=== Dataset records ===
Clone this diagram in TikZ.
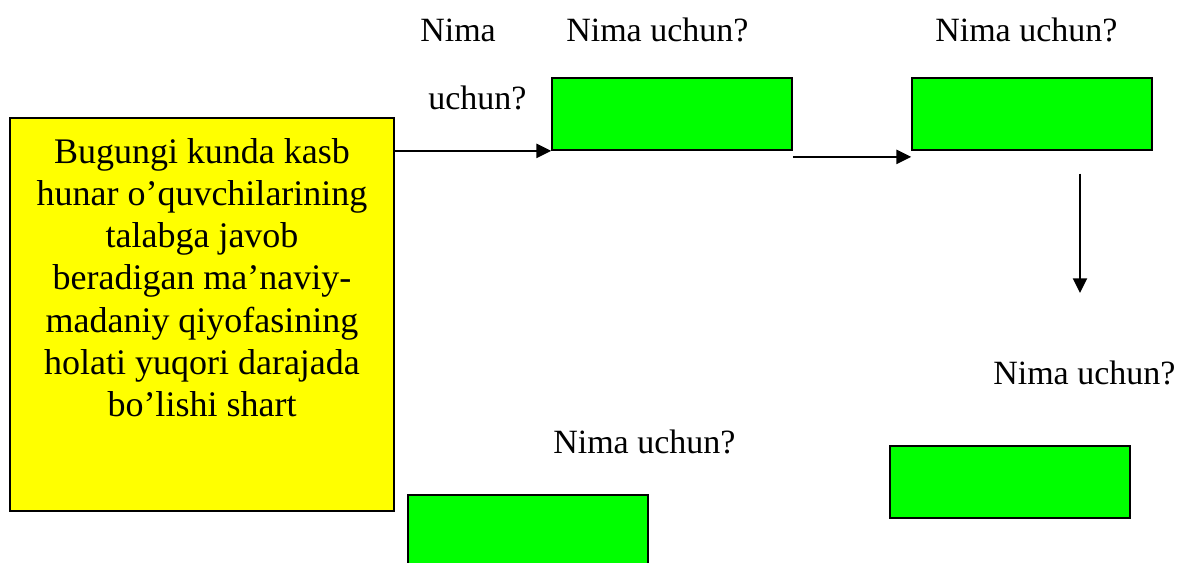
\documentclass[tikz,border=0pt]{standalone}
\usepackage{fontspec}
\setmainfont{Liberation Serif}
\usepackage{xcolor}
\usetikzlibrary{positioning,arrows.meta}
\definecolor{goalyellow}{HTML}{FFFF00}
\definecolor{boxgreen}{HTML}{00FF00}

\begin{document}
\begin{tikzpicture}[x=0.75pt, y=-0.75pt,
  goalbox/.style={draw, line width=1.2pt, fill=goalyellow, minimum width=288pt, minimum height=294.75pt, inner sep=0pt},
  goaltext/.style={align=center, inner sep=0pt, font=\fontsize{27}{31.7}\selectfont},
  ans/.style={draw, line width=1.3pt, fill=boxgreen, minimum width=180pt, minimum height=54pt, inner sep=0pt},
  ask/.style={anchor=base west, inner sep=0pt, font=\fontsize{25.5}{30}\selectfont},
  lnk/.style={line width=1.5pt, -{Triangle[length=11pt,width=10.5pt]}}]
\useasboundingbox (0,0) rectangle (1181,563);
\node[goalbox] (goal) at (202,314.5) {};
\node[goaltext, below=15.5pt of goal.north] (goaltxt) {Bugungi kunda kasb\\hunar o’quvchilarining\\talabga javob\\beradigan ma’naviy-\\madaniy qiyofasining\\holati yuqori darajada\\bo’lishi shart};
\node[ans] (first)  at (672,114) {};
\node[ans] (second) at (1032,114) {};
\node[ans] (third)  at (1010,482) {};
\node[ans] (fourth) at (528,531) {};
% savollar
\node[ask] (q1a) at (420,41.7) {Nima};
\node[ask] (q1b) at (428,110) {uchun?};
\node[ask] (q2)  at (566,41.7) {Nima uchun?};
\node[ask] (q3)  at (935,41.7) {Nima uchun?};
\node[ask] (q4)  at (993,384) {Nima uchun?};
\node[ask] (q5)  at (553,453) {Nima uchun?};
% strelkalar
\coordinate (drop) at (1080,293);
\draw[lnk] (goal.east |- first.south) -- (first.south west);
\draw[lnk] ([yshift=-4.5pt]first.south east) -- ([yshift=-4.5pt]second.south west);
\draw[lnk] ([xshift=36pt,yshift=-17pt]second.south) -- (drop);
\end{tikzpicture}
\end{document}
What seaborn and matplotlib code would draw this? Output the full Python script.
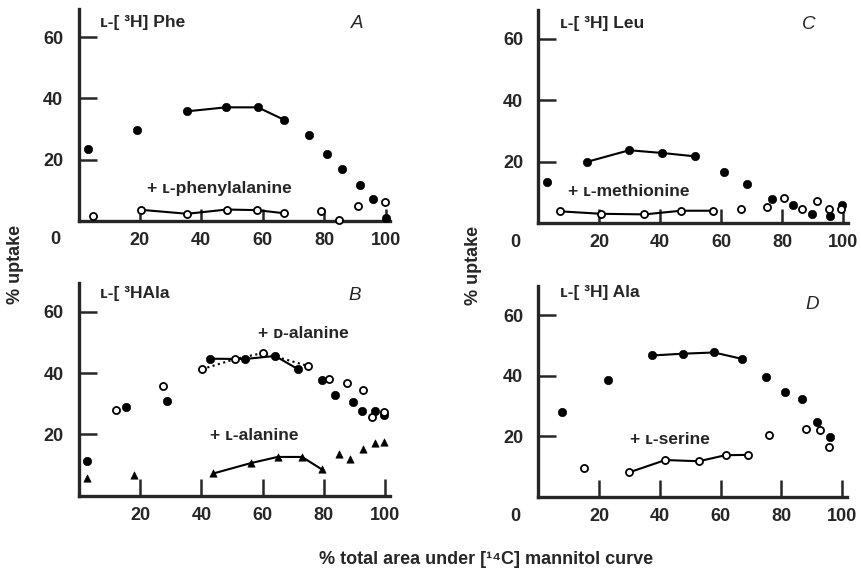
===
To do:
The records above need to be restated word for word, with the pictures left out.

Output:
Clone this diagram in TikZ.
\documentclass[tikz,border=0pt]{standalone}
\usepackage{fontspec}
\setmainfont{Liberation Serif}
\usepackage{xcolor}
\usetikzlibrary{positioning,arrows.meta}
\definecolor{goalyellow}{HTML}{FFFF00}
\definecolor{boxgreen}{HTML}{00FF00}

\begin{document}
\begin{tikzpicture}[x=0.75pt, y=-0.75pt,
  goalbox/.style={draw, line width=1.2pt, fill=goalyellow, minimum width=288pt, minimum height=294.75pt, inner sep=0pt},
  goaltext/.style={align=center, inner sep=0pt, font=\fontsize{27}{31.7}\selectfont},
  ans/.style={draw, line width=1.3pt, fill=boxgreen, minimum width=180pt, minimum height=54pt, inner sep=0pt},
  ask/.style={anchor=base west, inner sep=0pt, font=\fontsize{25.5}{30}\selectfont},
  lnk/.style={line width=1.5pt, -{Triangle[length=11pt,width=10.5pt]}}]
\useasboundingbox (0,0) rectangle (1181,563);
\node[goalbox] (goal) at (202,314.5) {};
\node[goaltext, below=15.5pt of goal.north] (goaltxt) {Bugungi kunda kasb\\hunar o’quvchilarining\\talabga javob\\beradigan ma’naviy-\\madaniy qiyofasining\\holati yuqori darajada\\bo’lishi shart};
\node[ans] (first)  at (672,114) {};
\node[ans] (second) at (1032,114) {};
\node[ans] (third)  at (1010,482) {};
\node[ans] (fourth) at (528,531) {};
% savollar
\node[ask] (q1a) at (420,41.7) {Nima};
\node[ask] (q1b) at (428,110) {uchun?};
\node[ask] (q2)  at (566,41.7) {Nima uchun?};
\node[ask] (q3)  at (935,41.7) {Nima uchun?};
\node[ask] (q4)  at (993,384) {Nima uchun?};
\node[ask] (q5)  at (553,453) {Nima uchun?};
% strelkalar
\coordinate (drop) at (1080,293);
\draw[lnk] (goal.east |- first.south) -- (first.south west);
\draw[lnk] ([yshift=-4.5pt]first.south east) -- ([yshift=-4.5pt]second.south west);
\draw[lnk] ([xshift=36pt,yshift=-17pt]second.south) -- (drop);
\end{tikzpicture}
\end{document}
What seaborn and matplotlib code would draw this? Output the full Python script.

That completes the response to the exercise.